# Dataset extract:
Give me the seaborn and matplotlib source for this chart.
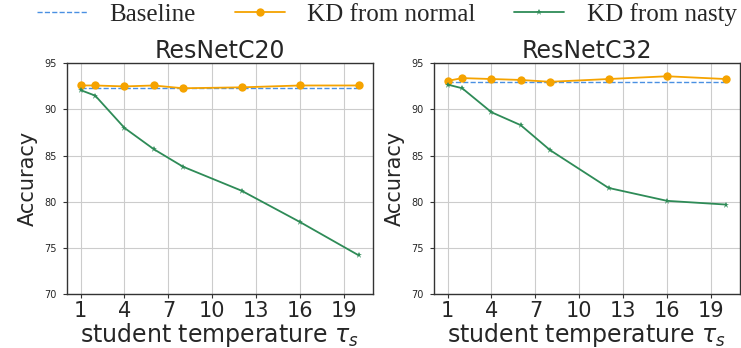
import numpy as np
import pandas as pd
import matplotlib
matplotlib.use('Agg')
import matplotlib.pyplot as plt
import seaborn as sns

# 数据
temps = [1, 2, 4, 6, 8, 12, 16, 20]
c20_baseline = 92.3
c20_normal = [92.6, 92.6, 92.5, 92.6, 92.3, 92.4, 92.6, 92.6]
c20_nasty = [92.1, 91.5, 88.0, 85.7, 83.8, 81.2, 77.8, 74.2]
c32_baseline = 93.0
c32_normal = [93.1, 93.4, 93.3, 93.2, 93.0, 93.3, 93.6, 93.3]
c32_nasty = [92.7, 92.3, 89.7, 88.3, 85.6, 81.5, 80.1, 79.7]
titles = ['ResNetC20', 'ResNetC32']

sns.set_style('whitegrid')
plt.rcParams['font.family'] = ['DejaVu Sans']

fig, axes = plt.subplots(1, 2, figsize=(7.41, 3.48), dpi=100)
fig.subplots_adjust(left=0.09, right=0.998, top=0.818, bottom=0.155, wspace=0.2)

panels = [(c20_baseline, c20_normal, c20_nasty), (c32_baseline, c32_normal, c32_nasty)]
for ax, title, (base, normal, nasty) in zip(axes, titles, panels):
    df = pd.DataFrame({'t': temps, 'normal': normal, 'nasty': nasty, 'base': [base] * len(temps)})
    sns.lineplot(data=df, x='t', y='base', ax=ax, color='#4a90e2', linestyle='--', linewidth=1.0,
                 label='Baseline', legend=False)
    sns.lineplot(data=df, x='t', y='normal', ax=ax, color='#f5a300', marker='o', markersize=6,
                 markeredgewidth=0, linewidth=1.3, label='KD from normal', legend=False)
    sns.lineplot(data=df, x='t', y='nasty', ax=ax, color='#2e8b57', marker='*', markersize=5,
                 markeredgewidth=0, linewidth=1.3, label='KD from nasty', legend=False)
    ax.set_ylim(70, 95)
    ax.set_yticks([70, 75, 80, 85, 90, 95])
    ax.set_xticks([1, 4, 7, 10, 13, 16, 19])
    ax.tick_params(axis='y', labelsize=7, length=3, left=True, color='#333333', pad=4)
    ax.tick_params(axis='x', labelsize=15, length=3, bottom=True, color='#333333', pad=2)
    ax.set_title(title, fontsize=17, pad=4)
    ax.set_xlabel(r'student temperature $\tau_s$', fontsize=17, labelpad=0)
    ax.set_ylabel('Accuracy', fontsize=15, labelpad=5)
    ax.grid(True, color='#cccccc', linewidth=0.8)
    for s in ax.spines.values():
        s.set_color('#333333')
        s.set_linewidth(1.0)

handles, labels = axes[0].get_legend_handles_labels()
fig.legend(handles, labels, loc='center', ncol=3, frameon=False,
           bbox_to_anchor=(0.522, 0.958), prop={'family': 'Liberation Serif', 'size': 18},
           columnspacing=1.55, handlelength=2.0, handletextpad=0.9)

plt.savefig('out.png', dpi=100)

# Exercise directions:
Identify every line holding the word "matplotlib" and copy it out.

# Result below:
Give me the seaborn and matplotlib source for this chart.
import matplotlib
matplotlib.use('Agg')
import matplotlib.pyplot as plt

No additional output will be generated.